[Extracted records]
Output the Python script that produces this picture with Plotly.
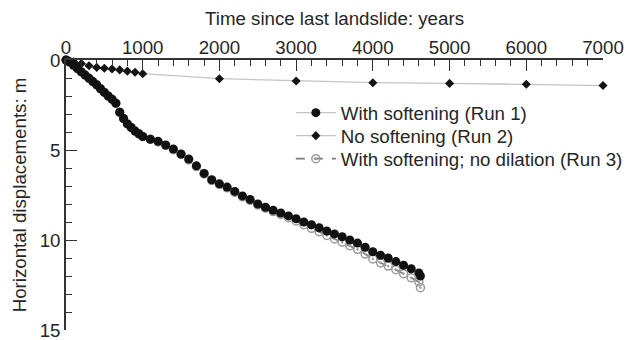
import plotly.graph_objects as go

# ---- data ----
run1_years = [0, 25, 50, 100, 150, 200, 250, 300, 350, 400, 450, 500, 550, 600, 650, 700,
              750, 800, 850, 900, 950, 1000, 1100, 1200, 1300, 1400, 1500, 1600, 1700,
              1800, 1900, 2000, 2100, 2200, 2300, 2400, 2500, 2600, 2700, 2800, 2900,
              3000, 3100, 3200, 3300, 3400, 3500, 3600, 3700, 3800, 3900, 4000, 4100,
              4200, 4300, 4400, 4500, 4600, 4620]
run1_disp = [0, 0.05, 0.12, 0.3, 0.48, 0.66, 0.84, 1.02, 1.2, 1.38, 1.6, 1.8, 2.0, 2.18,
             2.4, 2.9, 3.25, 3.55, 3.75, 3.95, 4.1, 4.25, 4.4, 4.52, 4.72, 4.95, 5.22,
             5.5, 5.88, 6.3, 6.65, 6.88, 7.06, 7.3, 7.55, 7.75, 8.0, 8.18, 8.35, 8.5,
             8.66, 8.82, 9.0, 9.15, 9.32, 9.5, 9.66, 9.82, 10.0, 10.17, 10.4, 10.65,
             10.85, 11.0, 11.2, 11.4, 11.6, 11.83, 12.0]

run2_years = [0, 100, 200, 300, 400, 500, 600, 700, 800, 900, 1000,
              2000, 3000, 4000, 5000, 6000, 7000]
run2_disp = [0, 0.1, 0.2, 0.32, 0.41, 0.46, 0.5, 0.55, 0.62, 0.68, 0.76,
             1.04, 1.17, 1.26, 1.3, 1.35, 1.42]

run3_years = run1_years
run3_disp = [0, 0.05, 0.12, 0.3, 0.48, 0.66, 0.84, 1.02, 1.2, 1.38, 1.6, 1.8, 2.0, 2.18,
             2.4, 2.9, 3.25, 3.55, 3.75, 3.95, 4.1, 4.25, 4.4, 4.55, 4.75, 4.98, 5.25,
             5.55, 5.92, 6.33, 6.7, 6.92, 7.1, 7.35, 7.6, 7.8, 8.05, 8.23, 8.42, 8.58,
             8.76, 8.94, 9.15, 9.35, 9.54, 9.75, 9.94, 10.12, 10.32, 10.52, 10.78,
             11.05, 11.27, 11.45, 11.65, 11.87, 12.1, 12.33, 12.65]

names = ["With softening (Run 1)", "No softening (Run 2)",
         "With softening; no dilation (Run 3)"]

FONT = "Liberation Sans, Arial, sans-serif"
TXT = "#262626"
FS = 18.7

fig = go.Figure()

fig.add_trace(go.Scatter(
    x=run3_years, y=run3_disp, name=names[2], mode="lines+markers", legend="legend3",
    line=dict(color="#7a7a7a", width=1.6, dash="dash"),
    marker=dict(symbol="circle-open-dot", size=8, color="#9a9a9a",
                line=dict(width=1.5)),
    cliponaxis=False))

fig.add_trace(go.Scatter(
    x=run2_years, y=run2_disp, name=names[1], mode="lines+markers", legend="legend2",
    line=dict(color="#c4c4c4", width=1.3),
    marker=dict(symbol="diamond", size=7, color="#141414"),
    cliponaxis=False))

fig.add_trace(go.Scatter(
    x=run1_years, y=run1_disp, name=names[0], mode="lines+markers", legend="legend",
    line=dict(color="#c4c4c4", width=1.3),
    marker=dict(symbol="circle", size=9, color="#111111"),
    cliponaxis=False))

def leg(yv):
    return dict(x=0.4187, y=yv, xanchor="left", yanchor="middle",
                bgcolor="rgba(0,0,0,0)", font=dict(size=FS, color=TXT),
                itemwidth=40)

# page body has an 8px margin, so the figure is sized/margined to compensate
fig.update_layout(
    width=630, height=332,
    margin=dict(l=58, r=31, t=52, b=10),
    paper_bgcolor="white", plot_bgcolor="white",
    font=dict(family=FONT, size=FS, color=TXT),
    showlegend=True,
    legend=leg(0.8037), legend2=leg(0.7185), legend3=leg(0.6333),
    xaxis=dict(
        side="top", range=[0, 7000], dtick=1000, tick0=0, automargin=False,
        showgrid=False, zeroline=False, ticklabeloverflow="allow",
        showline=True, linecolor="#333", linewidth=1.5,
        ticks="inside", ticklen=11, tickwidth=1.3, tickcolor="#333",
        ticklabelstandoff=-3,
        minor=dict(dtick=200, ticks="inside", ticklen=6, tickwidth=1.2,
                   tickcolor="#333", showgrid=False),
        title=dict(text="Time since last landslide: years", standoff=6,
                   font=dict(size=FS, color=TXT)),
        tickfont=dict(size=FS, color=TXT),
    ),
    yaxis=dict(
        range=[15, 0], dtick=5, tick0=0, automargin=False,
        showgrid=False, zeroline=False, ticklabeloverflow="allow",
        showline=True, linecolor="#333", linewidth=1.5,
        ticks="inside", ticklen=11, tickwidth=1.3, tickcolor="#333",
        minor=dict(dtick=1, ticks="inside", ticklen=6, tickwidth=1.2,
                   tickcolor="#333", showgrid=False),
        title=dict(text="Horizontal displacements: m", standoff=8,
                   font=dict(size=FS, color=TXT)),
        tickfont=dict(size=FS, color=TXT),
    ),
)

fig.write_html("out.html")
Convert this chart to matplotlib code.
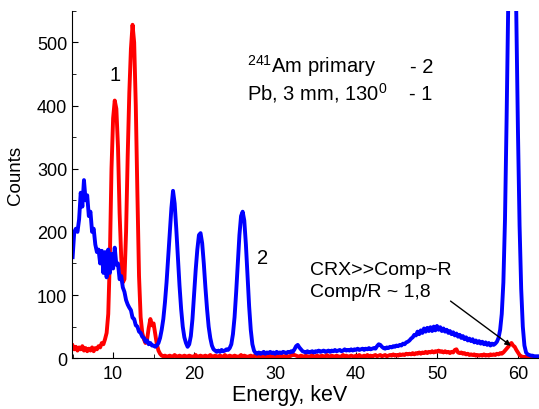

Your instructions: Omit the pictures, then repeat exactly each line from the beginning of the listing through the line with "import plotly.graph_objects as go".

Output:
Output the Python script that produces this picture with Plotly.
import plotly.graph_objects as go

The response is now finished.